Modern Japanese schoolgirl Suzuko (voiced by Shumi Shimamoto) is babysitting her little friend Shu (Mayumi Tanaka) when a freak explosion catapults them both back five hundred years into the past. Awakening on a death-strewn battlefield, Suzuko is saved from a band of would-be rapists by Shukumaru (Yuu Mizushima), a boorish but handsome boy warrior. He takes her back to his village where, slowly adjusting to life in the Fifteenth century, Suzuko enlists his help to search for the still-missing Shu. As Suzuku slowly unravels the mystery of time travel she comes to realizes she is connected to a little village girl named Suzu (also Shumi Shimamoto) and reliving an incident from her own past.
In 1985 Marty McFly was not the only time-displaced teenager trying to get Back to the Future. Fire Tripper was the first in the Rumik World video series of short anime films created by hugely popular manga artist Rumiko Takahashi. Takahashi, allegedly the wealthiest woman in Japan, made her fortune with long-running serialized romantic fantasies, from Urusei Yatsura (1981) to Ranma ½ (1990) although the fantasy-free Maison Ikkoku (1986) is arguably her strongest work. However, the Rumik World films showcased another side to Takahashi namely her deftness with twist-laden science fiction or supernatural tales somewhat in the manner of the Twilight Zone. Other entries in the series include the acclaimed horror tales Laughing Target (1987) and Mermaid's Forest (1991) and goofy space opera spoof Maris the Chojo (1986) which was also directed by Motosuke Takahashi (no relation) and ranks among her weakest work.
With Fire Tripper however, Rumiko Takahashi proved she could deliver a smart, compact (many of her serials tend to drag and grow increasingly repetitive), well-plotted story with psychological depth and visceral action. Qualities that came as a surprise to her detractors (in Japan Takahashi is widely considered the quintessential mainstream manga artist) although true fans know elements of horror, the supernatural and surrealism flowed freely in several of her Urusei Yatsura spin-off films, notably Urusei Yatsura 3: Remember My Love (1985) and Urusei Yatsura 4: Lum the Forever (1986). The latter featured an extended 'time displacement' sequence more unsettling than many a straight horror anime.

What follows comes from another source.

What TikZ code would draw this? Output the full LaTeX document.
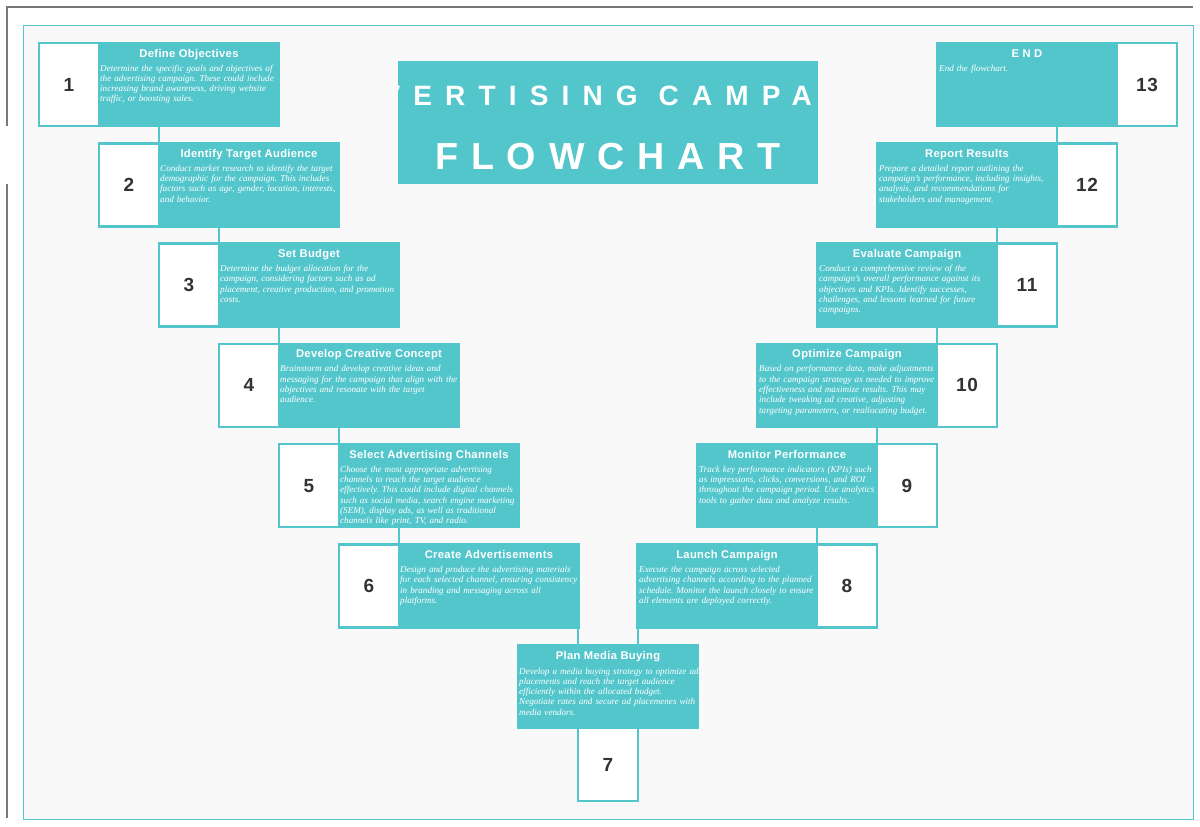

Never one to let a good idea go to waste, Takahashi recycled the whole schoolgirl-trapped-in-a-historical-ghost-story-with-a-bratty-but-handsome-boy plot for her later successful franchise Inu Yasha (2000) but Fire Tripper stands well enough on its own. The time travel conceit is quite ingeniously handled placing schoolgirl heroine Suzuko in the midst of an Akira Kurosawa scenario, confronting her with the harsh realities of the civil war era and pre-feminist attitudes though the emphasis remains foremost on romance. The love-hate relationship between prim but passionate Suzuko and gruff but goodhearted Shukumaru thaws into full-blown romance in genuinely affecting fashion, despite (spoiler warning!) a quasi-incestuous twist adding an offbeat note to the teen romance. There is some erotic tension with a nude swimming sequence and an amusing yet sweet scene where Shukumaru drunkenly stumbles into Suzuko's bed only to pass out to the dismay of his peeping tom friends. Yet with Takahashi on script duties the heroine refreshingly proves no bimbo (compare with the ditzy protagonist of Fushigi Yugi (1995), Yu Watase's similar time travel romance) but a smart, courageous, compassionate heroine who methodically pieces the time paradox mystery together in a manner that proves poignant and haunting. As a product from anime's golden age, the 1980s, the animation is exceptional bringing Takahashi's cute chara designs to life as realistically rendered figures and staging striking action scenes. Along with the animation the script brings Shukumaru's village vividly to life with its gossipy housewives and bickering farm folk while the heady J-pop score adds another evocative note.